The two R-value calculations together are probably consciously designed to favour short text skip occurrences and disfavour long text skip occurrences. Since the faults are very simple it is the probable reason to have them. The original researchers have a personal religious belief that short text skip findings are less probable to get by chance. They also think that they have got it proven empirically. But if you expect to get your findings at short text skips, you will probably search more carefully for findings in that region. The R-value seems to adapt the probability figures to their personal religious belief. This is maybe very reasonable for the original researchers.
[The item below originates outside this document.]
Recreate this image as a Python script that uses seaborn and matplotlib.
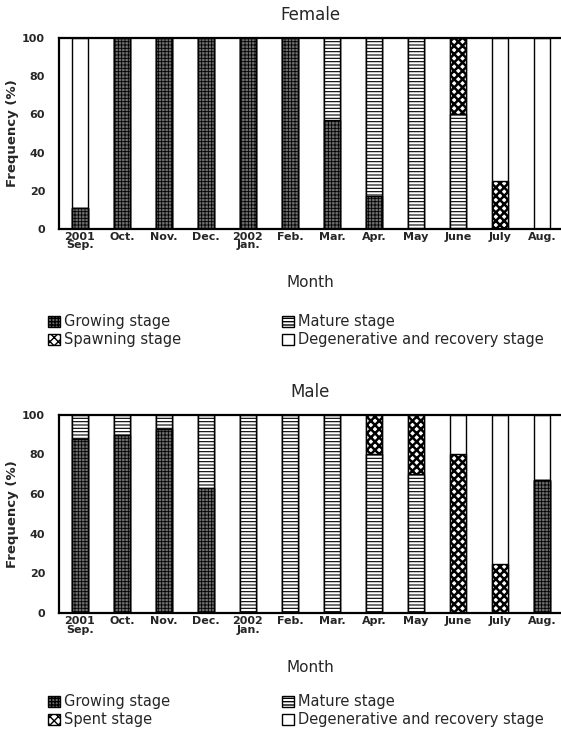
import matplotlib
matplotlib.use("Agg")
import matplotlib.pyplot as plt
from matplotlib.patches import Patch
import seaborn as sns
import pandas as pd
import numpy as np

months = ["2001\nSep.", "Oct.", "Nov.", "Dec.", "2002\nJan.", "Feb.", "Mar.",
          "Apr.", "May", "June", "July", "Aug."]

# Female (%)
f_growing = [11, 100, 100, 100, 100, 100, 57, 17, 0, 0, 0, 0]
f_mature = [0, 0, 0, 0, 0, 0, 43, 83, 100, 60, 0, 0]
f_spawning = [0, 0, 0, 0, 0, 0, 0, 0, 0, 40, 25, 0]
f_degen = [89, 0, 0, 0, 0, 0, 0, 0, 0, 0, 75, 100]

# Male (%)
m_growing = [88, 90, 93, 63, 0, 0, 0, 0, 0, 0, 0, 67]
m_mature = [12, 10, 7, 37, 100, 100, 100, 80, 70, 0, 0, 0]
m_spent = [0, 0, 0, 0, 0, 0, 0, 20, 30, 80, 25, 0]
m_degen = [0, 0, 0, 0, 0, 0, 0, 0, 0, 20, 75, 33]

sns.set_style("white")
plt.rcParams["font.family"] = ["DejaVu Sans"]

# facecolor, hatch, hatch linewidth
styles = [
    ("#6e6e6e", "+++++", 0.6),   # growing
    ("white", "-----", 0.8),     # mature
    ("white", "xxxx", 1.8),      # spawning / spent
    ("white", None, 0.8),        # degenerative
]


def stacked(ax, layers, title):
    cum = np.cumsum(np.array(layers), axis=0)
    # draw from the top layer down so each lower layer covers the one above
    for i in range(len(layers) - 1, -1, -1):
        fc, hatch, hlw = styles[i]
        df = pd.DataFrame({"month": months, "value": cum[i]})
        with plt.rc_context({"hatch.linewidth": hlw}):
            sns.barplot(data=df, x="month", y="value", order=months, ax=ax,
                        width=0.4, edgecolor="black", linewidth=1.0,
                        facecolor=fc, hatch=hatch)
    ax.set_xlim(-0.5, 11.45)
    ax.set_ylim(0, 100)
    ax.set_yticks([0, 20, 40, 60, 80, 100])
    ax.set_yticklabels([0, 20, 40, 60, 80, 100], fontsize=8, fontweight="bold")
    ax.set_xticks(range(12))
    ax.set_xticklabels(months, fontsize=8, fontweight="bold", linespacing=0.85)
    ax.set_xticks(np.arange(0.5, 11, 1), minor=True)
    ax.tick_params(axis="x", which="major", length=0, pad=2)
    ax.tick_params(axis="x", which="minor", direction="in", length=3, width=1)
    ax.tick_params(axis="y", direction="in", length=0, pad=10)
    ax.set_ylabel("Frequency (%)", fontsize=9.5, fontweight="bold", labelpad=2)
    ax.set_xlabel("Month", fontsize=11, labelpad=18)
    ax.set_title(title, fontsize=12, pad=13)
    for s in ax.spines.values():
        s.set_linewidth(1.6)
        s.set_color("black")
    ax.spines["right"].set_visible(False)


def legend_rows(y, third_name):
    kw = dict(loc="upper left", frameon=False, fontsize=10.5, handlelength=0.8,
              handleheight=0.8, handletextpad=0.3, labelspacing=0.2, borderpad=0)
    left = [
        Patch(facecolor="#6e6e6e", hatch="+++++", edgecolor="black", label="Growing stage"),
        Patch(facecolor="white", hatch="xxxx", edgecolor="black", label=third_name),
    ]
    right = [
        Patch(facecolor="white", hatch="-----", edgecolor="black", label="Mature stage"),
        Patch(facecolor="white", edgecolor="black", label="Degenerative and recovery stage"),
    ]
    fig.legend(handles=left, bbox_to_anchor=(0.073, y), **kw)
    fig.legend(handles=right, bbox_to_anchor=(0.49, y), **kw)


fig = plt.figure(figsize=(5.61, 7.29), dpi=100)
ax1 = fig.add_axes([0.105, 0.686, 0.895, 0.262])
ax2 = fig.add_axes([0.105, 0.159, 0.895, 0.272])

stacked(ax1, [f_growing, f_mature, f_spawning, f_degen], "Female")
stacked(ax2, [m_growing, m_mature, m_spent, m_degen], "Male")

legend_rows(1 - 307 / 729, "Spawning stage")
legend_rows(1 - 687 / 729, "Spent stage")

fig.savefig("out.png", dpi=100)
The problem is that the R-value for a finding is presented as a probability, and that is almost never correct.

If we simplify only a little bit, the linearly falling curve proves that short text skip occurrrences are in reality most probable to get by chance. According to the R-value they are least probable. The explanation is that longer text skip letter sequences are more and more cut by the end of the text in both directions, so when the skip gets longer more and more of them cannot form an occurrence. This means that the number of occurrences at our first 500 text skips is very much bigger than at our last 500. You can simply test it yourself, use a 4-letter term to get enough occurrences. If you have 400 occurrences at the lowest 500 text skips your expected occurrences are only 1 at the highest 500. And the latter skip region should have the highest probability for occurrences according to the R-value. I have chosen 400 occurrences to get a fair comparison, if you have one or more unusual letters in your term. So that they can be expected to have a number of occurrences in the intervals. In the Koren version of the Torah commonly used for Bible Code research, the longest text skip for 4-letter terms is 101 601. The total number of letters in that version of the Torah is 304 805, and we have normally almost no skip to the first letter. I should add that the R-value is defined as the base 10 logarithm for expected occurrences with reversed sign.

An other R-value example is the conversion from text to cropped matrix R-value for subsequent terms. the R-value conversion is text length conversion. An ordinary 3-letter term with 4 million expected occurrences in the full text skip range, gets a probability for about 20 000 occurrences in a 39 times 39 matrix. This is obviously wrong. The matrix text length is 0.5 percent. Long ago I both made a test and proved theoretically that the proper conversion is roughly square conversion, so in this example about 100 occurrences should be expected. This more detailed text version is probably the final before I quit, to keep it download or print.